Ohio lawmakers clash over Trump’s Twitter bombshell

Claim that Obama tapped Trump’s phones during campaign ignites political eruption.

President Donald Trump’s claim that his New York offices were wiretapped on orders of former President Barack Obama ignited a major political eruption, with Democrats like Rep. Joyce Beatty of Columbus charging Trump is “pushing yet another far-flung conspiracy theory.”

As Trump’s accusations harked back to the Cold War when presidents routinely ordered the FBI to install domestic national security wiretaps without a court order, Trump’s new accusations intensified pressure on congressional intelligence committees to thoroughly examine potential links between Trump’s political campaign and Russian officials, and how the FBI investigated those possible links.

Sen. Rob Portman said Monday he had “not seen any evidence to support these claims, and the House and Senate intelligence committees should review the matter.”

A spokesman for Columbus area Rep. Pat Tiberi, R-Genoa Twp., said he “supports the ongoing bipartisan investigations in the House and Senate intelligence committees into Russia. They should continue their work to examine the facts and follow the evidence where it leads. If the administration has evidence to support this wiretapping claim, they should provide it.”

Rep. Warren Davidson, R-Troy, said he is hopeful both committees will investigate into the broader Russian issue, adding “it’s probably worth the intelligence committees going back and saying, broadly, ‘What exactly is going on with our relationship with Russia and for how long has it been going on? ”’

But Beatty called Trump’s claim “outlandish” and urged congressional Republicans to “join with congressional Democrats to get to the bottom of Trump’s political, personal and financial ties to Russia.”

Sen. Sherrod Brown complained that “once again questions over President Trump’s ties to Russia are getting in the way of work” to improve the economy.
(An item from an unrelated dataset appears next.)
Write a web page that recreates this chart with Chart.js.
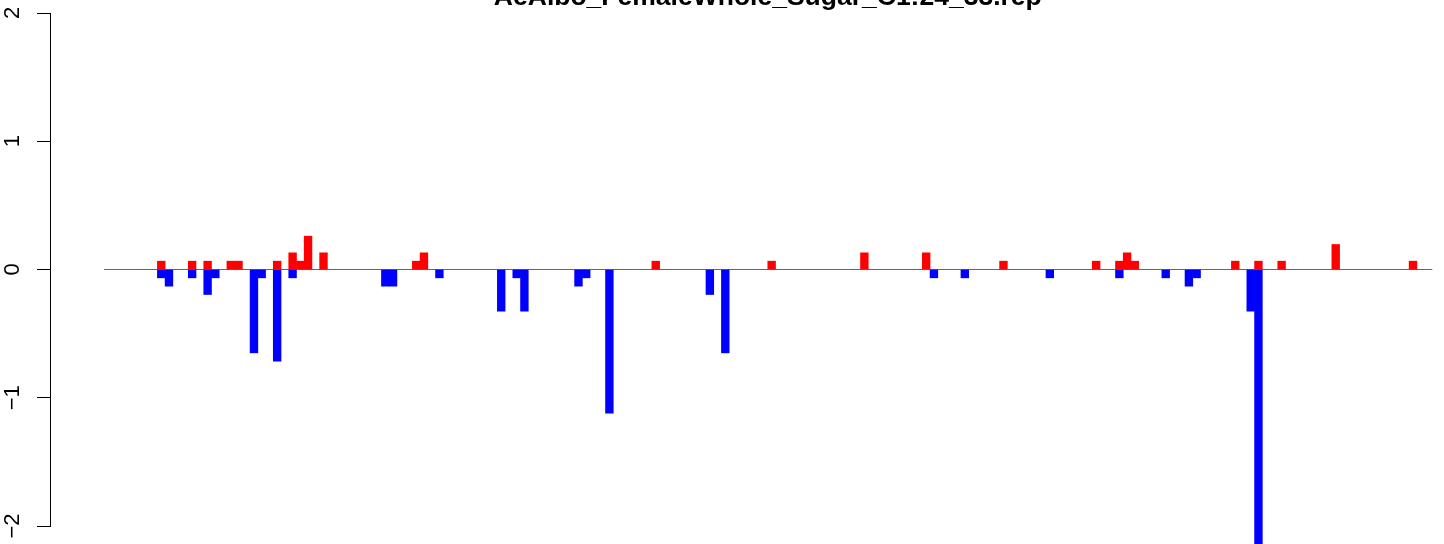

Brown, D-Ohio, once again called for “an independent investigation to get to the bottom of Russia’s interference in our election and ties to the Trump administration.”

Under a 1978 law, today’s presidents cannot simply order a wiretap on a U.S. citizen. Instead, the attorney general must persuade a special Foreign Intelligence Surveillance Court there is probable cause to approve a wiretap on an American believed to be involved in espionage.

“The Justice Department is the only agency that can appear before the FISA court,” said Stewart Baker, a Washington attorney and former general counsel for the U.S. National Security Agency, adding the request would have had to come from Obama’s former attorney general, Loretta Lynch.

“They would have to establish these people were agents of a foreign power,” Baker said. “If they are just talking indiscreetly, I’m not sure that would make them an agent of a foreign power.”

But while doubting the FBI and Justice Department were engaged in a “politically motivated investigation,” Baker said it would not be “comforting” to Trump “to have people who are so profoundly hostile to Trump’s candidacy making those decisions.”

“I think the Russians are having great fun watching this fight,” Baker said.

The 1978 law resulted from revelations that every president from Franklin D. Roosevelt through Richard M. Nixon ordered the FBI to install national security wiretaps on American citizens without a court order.

Presidents, according to Evan Thomas, a biographer of Nixon and former Attorney General Robert F. Kennedy, often were “pretty fast and loose” in deciding who to wiretap.

Robert Kennedy in 1963 approved an FBI request to wiretap the Rev. Martin Luther King, Jr., and Nixon in 1969 ordered the FBI to tap the phones of four reporters and 13 members of the U.S. National Security Council to discover the source of leaks.

But the U.S. Supreme Court in 1972 ruled that presidents could not order wiretaps on American citizens without a warrant. And in the aftermath of the Watergate scandal and a Senate investigation of CIA and FBI abuses in the 1970s, Congress approved the law that created the FISA court.